[Instruction]: Return the material below in full and exactly.

[Given information]:

━━━━━━━━━━━━━━━━━━━━

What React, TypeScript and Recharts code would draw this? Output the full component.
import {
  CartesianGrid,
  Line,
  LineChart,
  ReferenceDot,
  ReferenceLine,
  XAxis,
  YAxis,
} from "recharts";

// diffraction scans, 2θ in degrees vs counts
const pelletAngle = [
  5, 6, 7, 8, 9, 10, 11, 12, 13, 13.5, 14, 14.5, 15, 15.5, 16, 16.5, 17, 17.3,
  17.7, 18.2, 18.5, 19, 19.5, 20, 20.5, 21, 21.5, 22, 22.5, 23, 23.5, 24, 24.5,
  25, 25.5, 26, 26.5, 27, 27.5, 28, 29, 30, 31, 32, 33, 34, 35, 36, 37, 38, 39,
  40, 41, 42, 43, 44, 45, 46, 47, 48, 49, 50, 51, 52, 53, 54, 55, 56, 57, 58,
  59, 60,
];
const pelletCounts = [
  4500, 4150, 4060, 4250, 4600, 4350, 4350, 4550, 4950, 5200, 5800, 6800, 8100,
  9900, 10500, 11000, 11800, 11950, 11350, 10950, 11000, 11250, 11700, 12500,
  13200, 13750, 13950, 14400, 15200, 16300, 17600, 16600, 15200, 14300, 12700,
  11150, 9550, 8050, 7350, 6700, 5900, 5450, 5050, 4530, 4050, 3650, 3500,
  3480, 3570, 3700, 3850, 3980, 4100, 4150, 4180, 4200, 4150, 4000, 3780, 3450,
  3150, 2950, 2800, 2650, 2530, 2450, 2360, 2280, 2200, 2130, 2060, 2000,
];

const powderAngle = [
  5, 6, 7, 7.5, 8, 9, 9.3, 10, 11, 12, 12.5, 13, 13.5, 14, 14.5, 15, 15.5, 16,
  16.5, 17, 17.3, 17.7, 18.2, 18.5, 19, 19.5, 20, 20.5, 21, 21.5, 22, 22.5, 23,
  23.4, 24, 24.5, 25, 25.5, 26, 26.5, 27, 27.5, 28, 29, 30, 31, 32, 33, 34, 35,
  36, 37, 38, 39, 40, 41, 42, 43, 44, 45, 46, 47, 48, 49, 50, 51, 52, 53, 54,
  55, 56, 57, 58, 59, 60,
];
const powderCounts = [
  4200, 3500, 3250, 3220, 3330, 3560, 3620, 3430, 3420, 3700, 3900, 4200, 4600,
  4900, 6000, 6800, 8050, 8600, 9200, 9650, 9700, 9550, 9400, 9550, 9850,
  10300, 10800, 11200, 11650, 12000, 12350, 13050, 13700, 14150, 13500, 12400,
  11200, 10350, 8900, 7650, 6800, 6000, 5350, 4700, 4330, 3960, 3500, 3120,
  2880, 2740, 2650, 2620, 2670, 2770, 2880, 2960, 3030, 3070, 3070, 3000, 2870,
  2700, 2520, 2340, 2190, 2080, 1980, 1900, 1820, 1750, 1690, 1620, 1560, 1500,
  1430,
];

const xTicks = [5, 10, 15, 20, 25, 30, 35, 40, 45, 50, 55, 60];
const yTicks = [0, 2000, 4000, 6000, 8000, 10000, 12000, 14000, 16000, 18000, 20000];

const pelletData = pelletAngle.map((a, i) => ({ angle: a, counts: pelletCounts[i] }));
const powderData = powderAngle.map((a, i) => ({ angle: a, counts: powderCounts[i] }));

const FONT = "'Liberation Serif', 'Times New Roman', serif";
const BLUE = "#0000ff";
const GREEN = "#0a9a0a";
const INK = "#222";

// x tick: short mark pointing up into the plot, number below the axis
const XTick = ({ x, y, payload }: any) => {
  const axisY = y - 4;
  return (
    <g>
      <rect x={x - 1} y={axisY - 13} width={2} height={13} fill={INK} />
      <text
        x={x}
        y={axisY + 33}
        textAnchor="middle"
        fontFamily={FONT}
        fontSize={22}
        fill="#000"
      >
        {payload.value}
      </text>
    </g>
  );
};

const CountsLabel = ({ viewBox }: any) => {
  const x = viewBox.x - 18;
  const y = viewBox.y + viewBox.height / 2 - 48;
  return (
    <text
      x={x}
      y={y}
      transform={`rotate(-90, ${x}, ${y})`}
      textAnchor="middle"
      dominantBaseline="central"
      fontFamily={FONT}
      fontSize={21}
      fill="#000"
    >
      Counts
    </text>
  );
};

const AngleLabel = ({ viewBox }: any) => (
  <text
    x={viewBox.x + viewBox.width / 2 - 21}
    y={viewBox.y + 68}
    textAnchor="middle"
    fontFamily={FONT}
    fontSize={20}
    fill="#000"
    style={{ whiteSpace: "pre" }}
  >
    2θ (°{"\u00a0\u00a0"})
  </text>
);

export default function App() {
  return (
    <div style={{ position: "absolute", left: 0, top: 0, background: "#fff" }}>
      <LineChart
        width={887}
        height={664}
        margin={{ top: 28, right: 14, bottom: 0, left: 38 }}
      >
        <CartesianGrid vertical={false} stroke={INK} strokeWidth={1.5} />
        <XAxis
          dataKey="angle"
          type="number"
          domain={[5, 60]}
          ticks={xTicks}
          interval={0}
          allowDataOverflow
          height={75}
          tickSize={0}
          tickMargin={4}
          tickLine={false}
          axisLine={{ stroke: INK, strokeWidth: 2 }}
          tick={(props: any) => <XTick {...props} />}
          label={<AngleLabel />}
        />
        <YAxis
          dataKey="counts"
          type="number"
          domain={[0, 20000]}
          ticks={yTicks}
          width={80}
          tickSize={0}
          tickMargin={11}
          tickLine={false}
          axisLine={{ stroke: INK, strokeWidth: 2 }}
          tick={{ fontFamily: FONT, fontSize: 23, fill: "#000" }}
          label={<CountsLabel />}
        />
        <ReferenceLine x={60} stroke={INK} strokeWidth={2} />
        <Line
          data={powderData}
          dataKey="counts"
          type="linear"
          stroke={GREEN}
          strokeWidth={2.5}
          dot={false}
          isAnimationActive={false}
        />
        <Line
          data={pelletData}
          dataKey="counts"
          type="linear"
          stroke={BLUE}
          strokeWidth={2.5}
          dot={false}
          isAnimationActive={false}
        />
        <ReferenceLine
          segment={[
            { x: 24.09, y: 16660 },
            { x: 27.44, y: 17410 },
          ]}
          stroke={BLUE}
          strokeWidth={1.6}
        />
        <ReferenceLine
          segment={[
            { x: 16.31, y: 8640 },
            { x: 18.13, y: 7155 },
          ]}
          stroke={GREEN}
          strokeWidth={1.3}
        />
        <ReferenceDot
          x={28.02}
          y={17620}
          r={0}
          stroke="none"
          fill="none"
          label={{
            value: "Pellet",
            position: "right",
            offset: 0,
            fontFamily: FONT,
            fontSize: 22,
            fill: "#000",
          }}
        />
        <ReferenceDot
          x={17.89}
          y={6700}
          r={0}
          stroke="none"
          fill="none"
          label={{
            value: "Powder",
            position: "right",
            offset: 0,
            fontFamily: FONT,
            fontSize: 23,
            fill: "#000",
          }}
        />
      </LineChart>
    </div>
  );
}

━━━━━━━━━━━━━━━━━━━━

[Finished answer]:
What React, TypeScript and Recharts code would draw this? Output the full component.
import {
  CartesianGrid,
  Line,
  LineChart,
  ReferenceDot,
  ReferenceLine,
  XAxis,
  YAxis,
} from "recharts";

// diffraction scans, 2θ in degrees vs counts
const pelletAngle = [
  5, 6, 7, 8, 9, 10, 11, 12, 13, 13.5, 14, 14.5, 15, 15.5, 16, 16.5, 17, 17.3,
  17.7, 18.2, 18.5, 19, 19.5, 20, 20.5, 21, 21.5, 22, 22.5, 23, 23.5, 24, 24.5,
  25, 25.5, 26, 26.5, 27, 27.5, 28, 29, 30, 31, 32, 33, 34, 35, 36, 37, 38, 39,
  40, 41, 42, 43, 44, 45, 46, 47, 48, 49, 50, 51, 52, 53, 54, 55, 56, 57, 58,
  59, 60,
];
const pelletCounts = [
  4500, 4150, 4060, 4250, 4600, 4350, 4350, 4550, 4950, 5200, 5800, 6800, 8100,
  9900, 10500, 11000, 11800, 11950, 11350, 10950, 11000, 11250, 11700, 12500,
  13200, 13750, 13950, 14400, 15200, 16300, 17600, 16600, 15200, 14300, 12700,
  11150, 9550, 8050, 7350, 6700, 5900, 5450, 5050, 4530, 4050, 3650, 3500,
  3480, 3570, 3700, 3850, 3980, 4100, 4150, 4180, 4200, 4150, 4000, 3780, 3450,
  3150, 2950, 2800, 2650, 2530, 2450, 2360, 2280, 2200, 2130, 2060, 2000,
];

const powderAngle = [
  5, 6, 7, 7.5, 8, 9, 9.3, 10, 11, 12, 12.5, 13, 13.5, 14, 14.5, 15, 15.5, 16,
  16.5, 17, 17.3, 17.7, 18.2, 18.5, 19, 19.5, 20, 20.5, 21, 21.5, 22, 22.5, 23,
  23.4, 24, 24.5, 25, 25.5, 26, 26.5, 27, 27.5, 28, 29, 30, 31, 32, 33, 34, 35,
  36, 37, 38, 39, 40, 41, 42, 43, 44, 45, 46, 47, 48, 49, 50, 51, 52, 53, 54,
  55, 56, 57, 58, 59, 60,
];
const powderCounts = [
  4200, 3500, 3250, 3220, 3330, 3560, 3620, 3430, 3420, 3700, 3900, 4200, 4600,
  4900, 6000, 6800, 8050, 8600, 9200, 9650, 9700, 9550, 9400, 9550, 9850,
  10300, 10800, 11200, 11650, 12000, 12350, 13050, 13700, 14150, 13500, 12400,
  11200, 10350, 8900, 7650, 6800, 6000, 5350, 4700, 4330, 3960, 3500, 3120,
  2880, 2740, 2650, 2620, 2670, 2770, 2880, 2960, 3030, 3070, 3070, 3000, 2870,
  2700, 2520, 2340, 2190, 2080, 1980, 1900, 1820, 1750, 1690, 1620, 1560, 1500,
  1430,
];

const xTicks = [5, 10, 15, 20, 25, 30, 35, 40, 45, 50, 55, 60];
const yTicks = [0, 2000, 4000, 6000, 8000, 10000, 12000, 14000, 16000, 18000, 20000];

const pelletData = pelletAngle.map((a, i) => ({ angle: a, counts: pelletCounts[i] }));
const powderData = powderAngle.map((a, i) => ({ angle: a, counts: powderCounts[i] }));

const FONT = "'Liberation Serif', 'Times New Roman', serif";
const BLUE = "#0000ff";
const GREEN = "#0a9a0a";
const INK = "#222";

// x tick: short mark pointing up into the plot, number below the axis
const XTick = ({ x, y, payload }: any) => {
  const axisY = y - 4;
  return (
    <g>
      <rect x={x - 1} y={axisY - 13} width={2} height={13} fill={INK} />
      <text
        x={x}
        y={axisY + 33}
        textAnchor="middle"
        fontFamily={FONT}
        fontSize={22}
        fill="#000"
      >
        {payload.value}
      </text>
    </g>
  );
};

const CountsLabel = ({ viewBox }: any) => {
  const x = viewBox.x - 18;
  const y = viewBox.y + viewBox.height / 2 - 48;
  return (
    <text
      x={x}
      y={y}
      transform={`rotate(-90, ${x}, ${y})`}
      textAnchor="middle"
      dominantBaseline="central"
      fontFamily={FONT}
      fontSize={21}
      fill="#000"
    >
      Counts
    </text>
  );
};

const AngleLabel = ({ viewBox }: any) => (
  <text
    x={viewBox.x + viewBox.width / 2 - 21}
    y={viewBox.y + 68}
    textAnchor="middle"
    fontFamily={FONT}
    fontSize={20}
    fill="#000"
    style={{ whiteSpace: "pre" }}
  >
    2θ (°{"\u00a0\u00a0"})
  </text>
);

export default function App() {
  return (
    <div style={{ position: "absolute", left: 0, top: 0, background: "#fff" }}>
      <LineChart
        width={887}
        height={664}
        margin={{ top: 28, right: 14, bottom: 0, left: 38 }}
      >
        <CartesianGrid vertical={false} stroke={INK} strokeWidth={1.5} />
        <XAxis
          dataKey="angle"
          type="number"
          domain={[5, 60]}
          ticks={xTicks}
          interval={0}
          allowDataOverflow
          height={75}
          tickSize={0}
          tickMargin={4}
          tickLine={false}
          axisLine={{ stroke: INK, strokeWidth: 2 }}
          tick={(props: any) => <XTick {...props} />}
          label={<AngleLabel />}
        />
        <YAxis
          dataKey="counts"
          type="number"
          domain={[0, 20000]}
          ticks={yTicks}
          width={80}
          tickSize={0}
          tickMargin={11}
          tickLine={false}
          axisLine={{ stroke: INK, strokeWidth: 2 }}
          tick={{ fontFamily: FONT, fontSize: 23, fill: "#000" }}
          label={<CountsLabel />}
        />
        <ReferenceLine x={60} stroke={INK} strokeWidth={2} />
        <Line
          data={powderData}
          dataKey="counts"
          type="linear"
          stroke={GREEN}
          strokeWidth={2.5}
          dot={false}
          isAnimationActive={false}
        />
        <Line
          data={pelletData}
          dataKey="counts"
          type="linear"
          stroke={BLUE}
          strokeWidth={2.5}
          dot={false}
          isAnimationActive={false}
        />
        <ReferenceLine
          segment={[
            { x: 24.09, y: 16660 },
            { x: 27.44, y: 17410 },
          ]}
          stroke={BLUE}
          strokeWidth={1.6}
        />
        <ReferenceLine
          segment={[
            { x: 16.31, y: 8640 },
            { x: 18.13, y: 7155 },
          ]}
          stroke={GREEN}
          strokeWidth={1.3}
        />
        <ReferenceDot
          x={28.02}
          y={17620}
          r={0}
          stroke="none"
          fill="none"
          label={{
            value: "Pellet",
            position: "right",
            offset: 0,
            fontFamily: FONT,
            fontSize: 22,
            fill: "#000",
          }}
        />
        <ReferenceDot
          x={17.89}
          y={6700}
          r={0}
          stroke="none"
          fill="none"
          label={{
            value: "Powder",
            position: "right",
            offset: 0,
            fontFamily: FONT,
            fontSize: 23,
            fill: "#000",
          }}
        />
      </LineChart>
    </div>
  );
}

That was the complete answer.